### Short problem
From the entries provided below, copy each line that contains the word "this".

** start Data rows **

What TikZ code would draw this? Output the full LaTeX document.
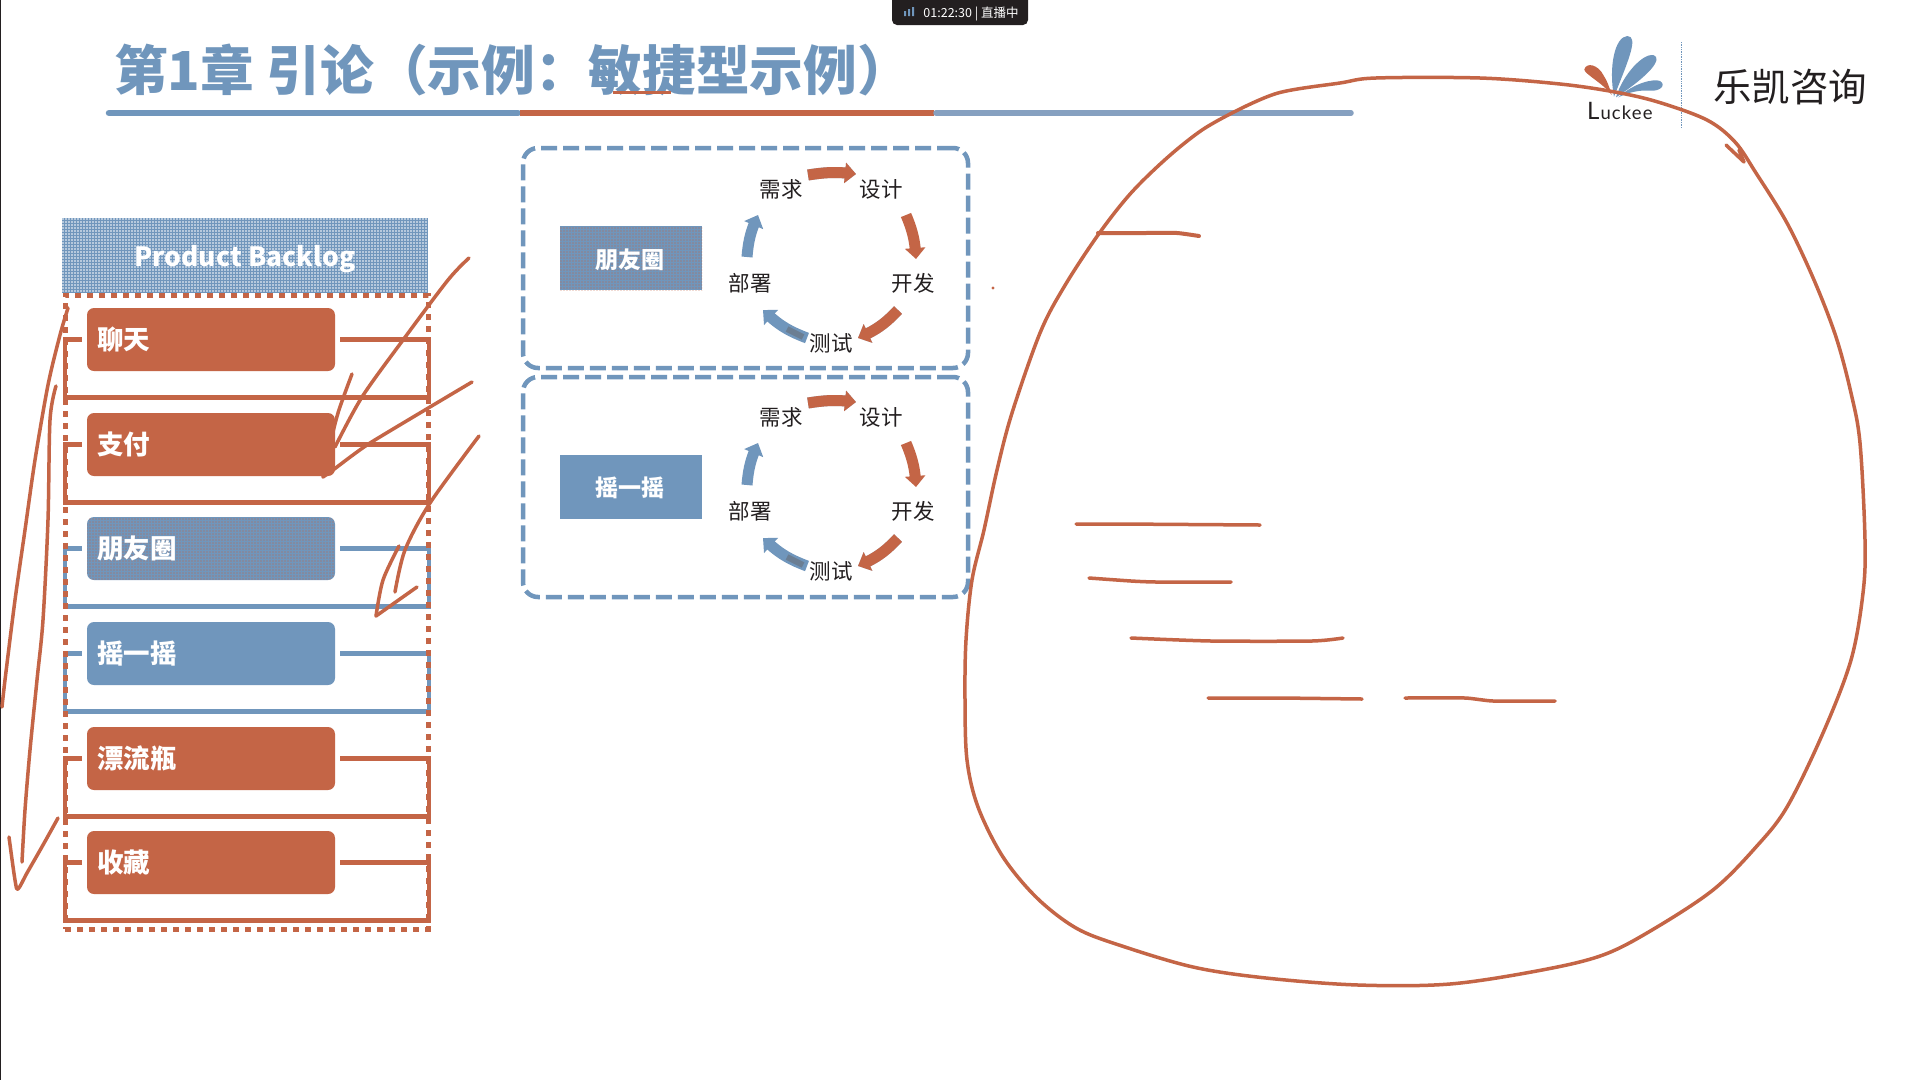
\documentclass[tikz,border=0pt]{standalone}
\usepackage{fontspec}
\setmainfont{Noto Sans CJK SC}
\newfontfamily\latinlogo{Lato}
\usetikzlibrary{arrows.meta,bending,patterns.meta}
\definecolor{bl}{HTML}{7096BC}
\definecolor{og}{HTML}{C46546}
\definecolor{ink}{HTML}{231F20}
\definecolor{rulegrey}{HTML}{86A0C0}
\tikzset{
  x=1pt,y=-1pt,
  item/.style={rounded corners=7pt,inner xsep=10pt,inner ysep=0pt,text width=228pt,minimum height=63pt,text=white,font=\fontsize{26.5}{26.5}\selectfont\bfseries,anchor=center},
  itemog/.style={item,fill=og},
  itembl/.style={item,fill=bl},
  dotog/.style={postaction={pattern={Dots[distance=3pt,radius=0.7pt]},pattern color=og}},
  dotwh/.style={postaction={pattern={Dots[distance=3pt,radius=0.9pt]},pattern color=white}},
  framel/.style={line width=4.5pt,line join=miter},
  sidebox/.style={fill=bl,minimum width=142pt,minimum height=64pt,inner sep=0pt,text=white,font=\fontsize{23}{23}\selectfont\bfseries},
  sidetext/.style={inner sep=0pt,text=white,font=\fontsize{23}{23}\selectfont\bfseries},
  cyc/.style={inner sep=0pt,text=ink,font=\fontsize{21.5}{21.5}\selectfont},
  dashbox/.style={draw=bl,line width=4.5pt,rounded corners=15pt,dash pattern=on 16pt off 6pt,inner sep=0pt,minimum width=445pt,minimum height=220pt},
  blockarrow/.style={line width=11pt,-{Triangle[width=20pt,length=11pt,flex]}},
  pen/.style={draw=og,line width=3.5pt,line cap=round,line join=round}
}
\newcommand{\itemframe}[2]{\draw[framel,draw=#2] ([xshift=-5pt]#1.west) -- ++(-17,0) -- ++(0,58) -- ++(364,0) -- ++(0,-58) -- ([xshift=5pt]#1.east);}
\newcommand{\cyclegroup}[1]{%
  \node[cyc] (#1req) at (781,189.5) {需求};
  \node[cyc] (#1des) at (881,189.5) {设计};
  \node[cyc] (#1dev) at (913,283.5) {开发};
  \node[cyc] (#1tst) at (831,343.5) {测试};
  \node[cyc] (#1dep) at (750,283.5) {部署};
  \coordinate (#1a1) at (808,175); \coordinate (#1a2) at (856,174);
  \coordinate (#1b1) at (906,215); \coordinate (#1b2) at (916,259);
  \coordinate (#1c1) at (898,310); \coordinate (#1c2) at (858,338);
  \coordinate (#1d1) at (807,338); \coordinate (#1d2) at (763,310);
  \coordinate (#1e1) at (747,257); \coordinate (#1e2) at (758,215);
  \draw[blockarrow,draw=bl!65,shift={(0,2)}] (#1a1) to[bend left=8] (#1a2);
  \draw[blockarrow,draw=og] (#1a1) to[bend left=8] (#1a2);
  \draw[blockarrow,draw=og] (#1b1) to[bend left=10] (#1b2);
  \draw[blockarrow,draw=bl!65,shift={(0,2)}] (#1c1) to[bend left=12] (#1c2);
  \draw[blockarrow,draw=og] (#1c1) to[bend left=12] (#1c2);
  \draw[blockarrow,draw=bl] (#1d1) to[bend left=12] (#1d2);
  \draw[line width=6pt,draw=ink!70,opacity=.45] ([shift={(-4,-1)}]#1d1) -- ++(-16,-8);
  \draw[blockarrow,draw=bl] (#1e1) to[bend left=10] (#1e2);
}
\begin{document}
\begin{tikzpicture}
\useasboundingbox (0,0) rectangle (1920,1080);
\fill[white] (0,0) rectangle (1920,1080);
\draw[ink,line width=1.5pt] (0.5,0) -- (0.5,1080);
% status pill
\fill[ink,rounded corners=5pt] (892,-8) rectangle (1028,25);
\node[inner sep=0pt,text=white,font=\fontsize{12.5}{12.5}\selectfont] (pill) at (971,14) {01:22:30 | 直播中};
\fill[bl] (904,11) rectangle (906,16) (908,9) rectangle (910,16) (912,7) rectangle (914,16);
% title
\node[inner sep=0pt,anchor=west,text=bl,font=\fontsize{53.7}{53.7}\selectfont\bfseries] (title) at (114,70) {第1章 引论（示例：敏捷型示例）};
\fill[og] (613,90.5) rectangle (671,94);
\draw[line width=6.5pt,bl,line cap=round] (109,113) -- (518,113);
\draw[line width=6.5pt,og] (520,113) -- (934,113);
\draw[line width=5.5pt,rulegrey,line cap=round] (936,113) -- (1351,113);
% logo
\begin{scope}[shift={(1540,20)},x=0.3333pt,y=-0.3333pt]
\fill[bl] (222,230) .. controls (205,140) and (225,50) .. (262,48) .. controls (295,50) and (270,110) .. (222,230);
\fill[bl] (228,232) .. controls (250,160) and (310,100) .. (340,105) .. controls (370,115) and (330,165) .. (228,232);
\fill[bl] (235,232) .. controls (280,190) and (340,175) .. (360,183) .. controls (380,195) and (360,215) .. (330,212) .. controls (300,210) and (270,215) .. (235,232);
\fill[og] (215,225) .. controls (190,190) and (130,160) .. (133,148) .. controls (140,125) and (175,135) .. (190,165) .. controls (200,180) and (210,205) .. (215,225);
\end{scope}
\node[inner sep=0pt,anchor=base west,text=ink] (luckee) at (1587,119) {\latinlogo\fontsize{24}{24}\selectfont L\hspace{1pt}\fontsize{18.5}{18.5}\selectfont\addfontfeature{LetterSpace=6}uckee};
\draw[bl,line width=.7pt,densely dotted] (1681,42) -- (1681,128);
\node[inner sep=0pt,text=ink,font=\fontsize{38.5}{38.5}\selectfont] (brand) at (1790,87) {乐凯咨询};
% backlog header
\node[fill=bl,dotwh,minimum width=366pt,minimum height=75pt,inner sep=0pt] (backlog) at (245,255.5) {};
\node[inner sep=0pt,text=white,font=\fontsize{26.5}{26.5}\selectfont\bfseries] (backlogtext) at (245,259) {Product Backlog};
% items
\node[itemog] (chat) at (211,339.5) {聊天};
\node[itemog] (pay) at (211,444.5) {支付};
\node[itembl,dotog] (moments) at (211,548.5) {朋友圈};
\node[itembl] (shake) at (211,653.5) {摇一摇};
\node[itemog] (bottle) at (211,758.5) {漂流瓶};
\node[itemog] (fav) at (211,862.5) {收藏};
\itemframe{chat}{og}
\itemframe{pay}{og}
\itemframe{moments}{bl}
\itemframe{shake}{bl}
\itemframe{bottle}{og}
\itemframe{fav}{og}
\node[draw=og,line width=5pt,dash pattern=on 6pt off 6pt,minimum width=363pt,minimum height=634pt,inner sep=0pt] (backlogframe) at (246.5,612) {};
% sprint boxes
\node[dashbox] (sprintA) at (745.5,258) {};
\node[dashbox] (sprintB) at (745.5,487) {};
\node[sidebox,dotog] (sideA) at (631,258) {};
\node[sidetext] (sideAt) at (630,259.5) {朋友圈};
\node[sidebox] (sideB) at (631,487) {};
\node[sidetext] (sideBt) at (630,487.5) {摇一摇};
\cyclegroup{p}
\begin{scope}[shift={(0,228)}]
\cyclegroup{q}
\end{scope}
% pen strokes
\draw[pen] plot[smooth,tension=.55] coordinates {(1232,113) (1278,93) (1340,83) (1376,78) (1480,78) (1560,84) (1615,92) (1658,102) (1707,120) (1735,142) (1756,173) (1787,223) (1814,280) (1836,337) (1851,393) (1860,443) (1865,540) (1863,593) (1851,660) (1823,733) (1787,807) (1756,847) (1713,890) (1652,930) (1603,955) (1542,970) (1450,984) (1358,985) (1266,978) (1193,967) (1119,945) (1076,928) (1037,898) (1003,857) (978,807) (967,760) (965,700) (966,640) (972,580) (984,530) (997,470) (1012,413) (1040,333) (1064,287) (1098,235) (1131,193) (1168,157) (1202,130) (1232,113)};
\draw[pen] (1726,145) -- (1744,162) -- (1739,150);
\draw[pen,line width=4pt] plot[smooth,tension=.3] coordinates {(1098,233) (1144,233) (1177,233) (1199,236)};
\draw[pen] (1076,524) -- (1120,524) -- (1260,525);
\draw[pen] plot[smooth,tension=.3] coordinates {(1089,578) (1131,581) (1156,582) (1231,582)};
\draw[pen] plot[smooth,tension=.4] coordinates {(1131,638) (1211,641) (1312,641) (1343,638)};
\draw[pen] (1208,698) -- (1281,698) -- (1362,699);
\draw[pen] plot[smooth,tension=.3] coordinates {(1405,698) (1465,698) (1493,701) (1555,701)};
\fill[og] (993,288) circle (1.6pt);
\draw[pen] plot[smooth,tension=.5] coordinates {(68,308) (60,335) (48,385) (35,460) (25,530) (15,600) (5,680) (2,707)};
\draw[pen] plot[smooth,tension=.5] coordinates {(56,386) (50,420) (48,520) (43,620) (37,680) (30,750) (25,810) (22,862)};
\draw[pen] plot[smooth,tension=.5] coordinates {(9,837) (15,880) (18,889) (27,873) (43,845) (58,818)};
\draw[pen] plot[smooth,tension=.5] coordinates {(479,436) (430,503) (405,550) (395,592)};
\draw[pen] plot[smooth,tension=.5] coordinates {(399,546) (383,580) (376,616)};
\draw[pen] (376,616) -- (417,587);
\draw[pen] plot[smooth,tension=.5] coordinates {(469,258) (448,280) (403,340) (362,397) (335,447)};
\draw[pen] plot[smooth,tension=.5] coordinates {(352,374) (338,413) (328,453) (323,477)};
\draw[pen] plot[smooth,tension=.3] coordinates {(323,477) (333,470) (370,443) (472,382)};
\end{tikzpicture}
\end{document}
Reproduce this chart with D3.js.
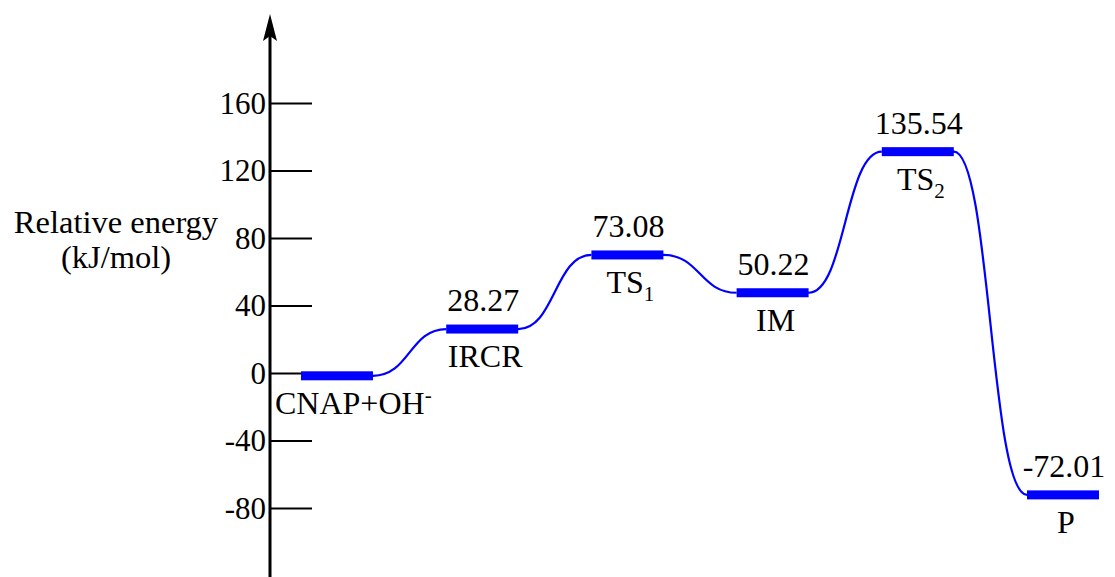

** end Data rows **

### The answer
What TikZ code would draw this? Output the full LaTeX document.
Reproduce this chart with D3.js.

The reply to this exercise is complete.